Source: United Nations

The Washington D.C chapter of Society for International Development hosted a panel discussion on the Millennium Development Goals last week. The discussion addressed the progress, or lack of, in achieving the Millennium Development Goals to date—and what could realistically be achieved before 2015 deadline.

Paul O’Brien moderated the event. O’Brien is the Vice President of Policy and Campaigns of Oxfam America, a position he’s held since November 2009. Previously, he was the Director of Oxfam’s Aid Effectiveness team. Before joining Oxfam, O’Brien spent five years in Afghanistan where he advised the Senior Economic Advisor to the President of Afghanistan, and two Minister of Finance on aid management, development planning and policy reform. O’Brien was one of the best moderators I’ve seen in a long time; he kept the panel on topic, summarized audience question to their most salient points, and pressed each side of the debate on their positions.

The panel consisted of two people, Charles Kenny and Bill Rigler. Kenny is senior fellow at the Center for Global Development and a Schwartz Fellow at the New America Foundation. Rigler has published articles, chapters, and books on issues including progress towards the Millennium Development Goals, what we know about the causes of economic growth, the link between economic growth and broader development, the causes of improvements in global health, the link between economic growth and happiness, the role of communications technologies in development, the “digital divide”, and corruption. Rigler is the Director of Communications at Millennium Promise.

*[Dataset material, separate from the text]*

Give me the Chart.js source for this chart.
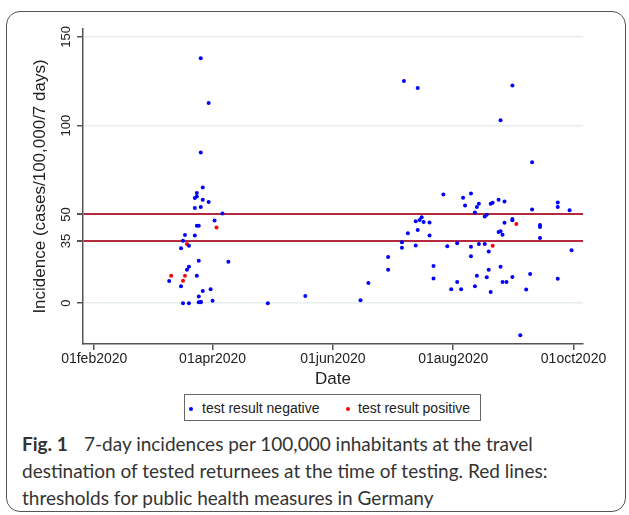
<!DOCTYPE html>
<html>
<head>
<meta charset="utf-8">
<script src="https://cdn.jsdelivr.net/npm/chart.js@4/dist/chart.umd.min.js"></script>
<style>
  body { margin: 0; background: #fff; width: 629px; height: 515px; overflow: hidden; position: relative; }
  #frame { position: absolute; left: 6px; top: 11px; width: 620px; height: 501px; border: 1.5px solid #555; border-radius: 14px; box-sizing: border-box; }
  #chart { position: absolute; left: 0; top: 0; }
  #legend { position: absolute; left: 184px; top: 394px; width: 297px; height: 27px; border: 1px solid #666; box-sizing: border-box;
            font: 14px "Liberation Sans", Arial, sans-serif; color: #222; }
  #legend .dot { position: absolute; top: 12px; width: 4px; height: 4px; border-radius: 50%; }
  #legend .txt { position: absolute; top: 5px; white-space: nowrap; }
  #caption { position: absolute; left: 22px; top: 430px; font: 19px Lato, sans-serif; line-height: 27px; color: #333; white-space: nowrap; }
  #caption b { display: inline-block; width: 62px; }
</style>
</head>
<body>
<div id="frame"></div>
<canvas id="chart" width="629" height="394"></canvas>
<div id="legend">
  <span class="dot" style="left:4px;background:#0000ff"></span><span class="txt" style="left:17px">test result negative</span>
  <span class="dot" style="left:161px;background:#ff0000"></span><span class="txt" style="left:173px">test result positive</span>
</div>
<div id="caption"><b>Fig. 1</b>7-day incidences per 100,000 inhabitants at the travel<br>destination of tested returnees at the time of testing. Red lines:<br>thresholds for public health measures in Germany</div>
<script>
// test date and incidence at destination
const negDates = [
  '2020-03-26','2020-03-30','2020-03-26','2020-03-27','2020-03-24','2020-03-24','2020-03-23','2020-03-27',
  '2020-03-30','2020-03-23','2020-03-26','2020-04-06','2020-04-02','2020-03-24','2020-03-25','2020-03-18',
  '2020-03-23','2020-03-17','2020-03-20','2020-03-16','2020-03-25','2020-04-09','2020-03-20','2020-03-19',
  '2020-03-24','2020-03-10','2020-03-16','2020-03-31','2020-03-27','2020-03-25','2020-04-01','2020-03-25',
  '2020-03-26','2020-03-26','2020-03-17','2020-03-20','2020-04-29','2020-05-18','2020-06-15','2020-06-19',
  '2020-06-29','2020-06-29','2020-07-06','2020-07-06','2020-07-09','2020-07-13','2020-07-14','2020-07-16',
  '2020-07-15','2020-07-13','2020-07-17','2020-07-20','2020-07-20','2020-07-22','2020-07-22','2020-07-07',
  '2020-07-14','2020-07-27','2020-07-29','2020-07-31','2020-08-03','2020-08-03','2020-08-05','2020-08-06',
  '2020-08-07','2020-08-10','2020-08-10','2020-08-10','2020-08-12','2020-08-13','2020-08-14','2020-08-12',
  '2020-08-13','2020-08-14','2020-08-17','2020-08-17','2020-08-18','2020-08-18','2020-08-19','2020-08-19',
  '2020-08-20','2020-08-21','2020-08-20','2020-08-24','2020-08-24','2020-08-25','2020-08-26','2020-08-25',
  '2020-08-25','2020-08-27','2020-08-27','2020-08-26','2020-08-28','2020-08-31','2020-08-31','2020-08-31',
  '2020-08-31','2020-09-04','2020-09-07','2020-09-09','2020-09-10','2020-09-10','2020-09-14','2020-09-14',
  '2020-09-14','2020-09-23','2020-09-23','2020-09-23','2020-09-29','2020-09-30'
];
const negValues = [
  138.0, 112.8, 84.9, 65.2, 62.1, 60.1, 59.2, 58.3,
  57.0, 53.6, 54.2, 50.6, 46.6, 43.7, 43.6, 38.4,
  38.2, 35.2, 32.3, 30.9, 23.9, 23.3, 20.6, 18.8,
  15.4, 12.5, 9.6, 7.8, 6.8, 3.7, 1.4, 0.5,
  0.5, 0.8, 0, 0, 0, 4.1, 1.7, 11.4,
  18.8, 26.0, 34.3, 31.2, 39.4, 32.5, 41.3, 48.4,
  46.9, 46.2, 45.7, 45.5, 38.1, 20.9, 13.9, 125.2,
  121.3, 61.3, 32.1, 7.8, 33.8, 12.0, 7.8, 59.4,
  55.0, 61.8, 31.8, 26.4, 51.1, 54.2, 56.0, 9.6,
  15.4, 33.3, 33.3, 48.8, 49.9, 14.6, 29.1, 18.9,
  56.0, 56.6, 6.3, 58.3, 40.1, 40.6, 38.5, 103.1,
  20.6, 57.3, 45.3, 11.9, 11.9, 122.6, 47.5, 46.7,
  14.7, -18.0, 7.7, 16.5, 79.4, 52.8, 44.0, 42.9,
  36.7, 56.7, 54.2, 13.7, 52.3, 29.8
];
const posDates = ['2020-04-03','2020-03-19','2020-03-11','2020-03-18','2020-03-17','2020-08-21','2020-09-02'];
const posValues = [42.6, 33.4, 15.4, 15.4, 12.6, 32.4, 44.6];

const xTickDates = ['2020-02-01','2020-04-01','2020-06-01','2020-08-01','2020-10-01'];
const xTickLabels = ['01feb2020','01apr2020','01jun2020','01aug2020','01oct2020'];
const yTickValues = [0, 35, 50, 100, 150];
const thresholds = [35, 50];

function dayNum(s) {
  const p = s.split('-');
  return Date.UTC(+p[0], +p[1] - 1, +p[2]) / 864e5;
}
function toPoints(dates, values) {
  return dates.map((d, i) => ({ x: dayNum(d), y: values[i] }));
}

const FONT = '"Liberation Sans", Arial, sans-serif';
const AXIS = '#555';

// y tick labels are rotated in the original, chart.js won't do that for y axes
const rotatedYLabels = {
  id: 'rotatedYLabels',
  afterDraw(chart) {
    const ctx = chart.ctx;
    const y = chart.scales.y;
    ctx.save();
    ctx.font = '13px ' + FONT;
    ctx.fillStyle = '#222';
    ctx.textAlign = 'center';
    ctx.textBaseline = 'middle';
    yTickValues.forEach(v => {
      ctx.save();
      ctx.translate(66, y.getPixelForValue(v));
      ctx.rotate(-Math.PI / 2);
      ctx.fillText(String(v), 0, 0);
      ctx.restore();
    });
    ctx.restore();
  }
};

new Chart(document.getElementById('chart'), {
  type: 'scatter',
  data: {
    datasets: [
      { label: 'test result negative', data: toPoints(negDates, negValues),
        backgroundColor: '#0000ff', borderWidth: 0, pointRadius: 2 },
      { label: 'test result positive', data: toPoints(posDates, posValues),
        backgroundColor: '#ff0000', borderWidth: 0, pointRadius: 2 }
    ]
  },
  options: {
    responsive: false,
    animation: false,
    devicePixelRatio: 1,
    layout: { padding: { left: 0, top: 29, right: 46, bottom: 0 } },
    plugins: { legend: { display: false }, tooltip: { enabled: false } },
    scales: {
      x: {
        type: 'linear',
        min: dayNum('2020-02-01') - 5.7,
        max: dayNum('2020-02-01') + 247.8,
        afterBuildTicks: s => { s.ticks = xTickDates.map(d => ({ value: dayNum(d) })); },
        afterFit: s => { s.height = 50; },
        ticks: {
          padding: 1,
          font: { size: 14, family: FONT },
          color: '#222',
          maxRotation: 0,
          callback: (v, i) => xTickLabels[i]
        },
        grid: { drawOnChartArea: false, drawTicks: true, tickLength: 6, tickColor: AXIS, lineWidth: 1.5 },
        border: { display: true, color: AXIS, width: 1.5 },
        title: { display: true, text: 'Date', color: '#222',
                 font: { size: 17, family: FONT }, padding: { top: 0, bottom: 4 } }
      },
      y: {
        min: -23,
        max: 154.5,
        afterBuildTicks: s => { s.ticks = yTickValues.map(v => ({ value: v })); },
        afterFit: s => { s.width = 83; },
        ticks: { display: false },
        grid: {
          color: c => thresholds.includes(c.tick.value) ? '#b3293d' : '#e6eef0',
          lineWidth: c => thresholds.includes(c.tick.value) ? 2 : 1.5,
          drawTicks: true, tickLength: 6, tickColor: AXIS
        },
        border: { display: true, color: AXIS, width: 1.5 },
        title: { display: true, text: 'Incidence (cases/100,000/7 days)', color: '#222',
                 font: { size: 17, family: FONT }, padding: { top: 30, bottom: 0 } }
      }
    }
  },
  plugins: [rotatedYLabels]
});
</script>
</body>
</html>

The panel discussed both large and small themes, such as the viability of the Millennium Development Goals as the target for poverty-reduction, do we need a new political vehicle to mobilize support for poverty reduction or do the Millennium Development Goals still have political life, are we really trying hard enough to meet the Millennium Development Goals, is the USA really a leader in achieving the Millennium Development Goals, should we laser-focus on economic growth as President Obama suggests or should we continue broad aide, and why doesn’t poverty-reduction aide that improves quality of life not also improve economic growth?

My favorite part of the panel came when the two panelists debate the viability of the Millennium Development Goals as the target and political instrument for global poverty-reduction. Kenny argued that the Millennium Development Goals are not just about dollars given in aide, because while there have been valuable due to the increases in quality of life measurements (increased life expectancy, increased literacy, etc) we haven’t seen a correlating rise in GDP per capita (a measure of economic growth). Kenny argued that the issue was that aide for addressing Millennium Development Goals addresses supply issues (a lack of schools, a lack of roads) whereas current problems are demand issues (parents don’t send their kids to school because they don’t think school is important for their children). Because the current problems are demand issues this impedes progress on the Millennium Development—which can make nations feel like failures even though they’ve made amazing progress over the last ten years.
Rigler echoed Kenny’s sentiment that amazing things had been achieved due to the Millennium Development Goals. He also argued that the Millennium Development Goals focused global attention to other development goals and removed the “false choice” from foreign assistance. He argued that previous to the Millennium Development Goals, donors thought they had to choose between aide for malaria prevention, aide for education, and so on, but with the Millennium Development Goals these problems could be addressed holistically and in a mutually-reinforcing manner.  Rigler also pointed to last month’s Millennium Development Goals Summit meeting in New York City that the Millennium Development Goals still resonant politically. He further argued that Prime Minister Cameron’s cabinet is massively cutting back the budget, but hasn’t touched the United Kingdom’s foreign assistance budget as proof that there is real commitment towards meeting the challenges of the Millennium Development Goals.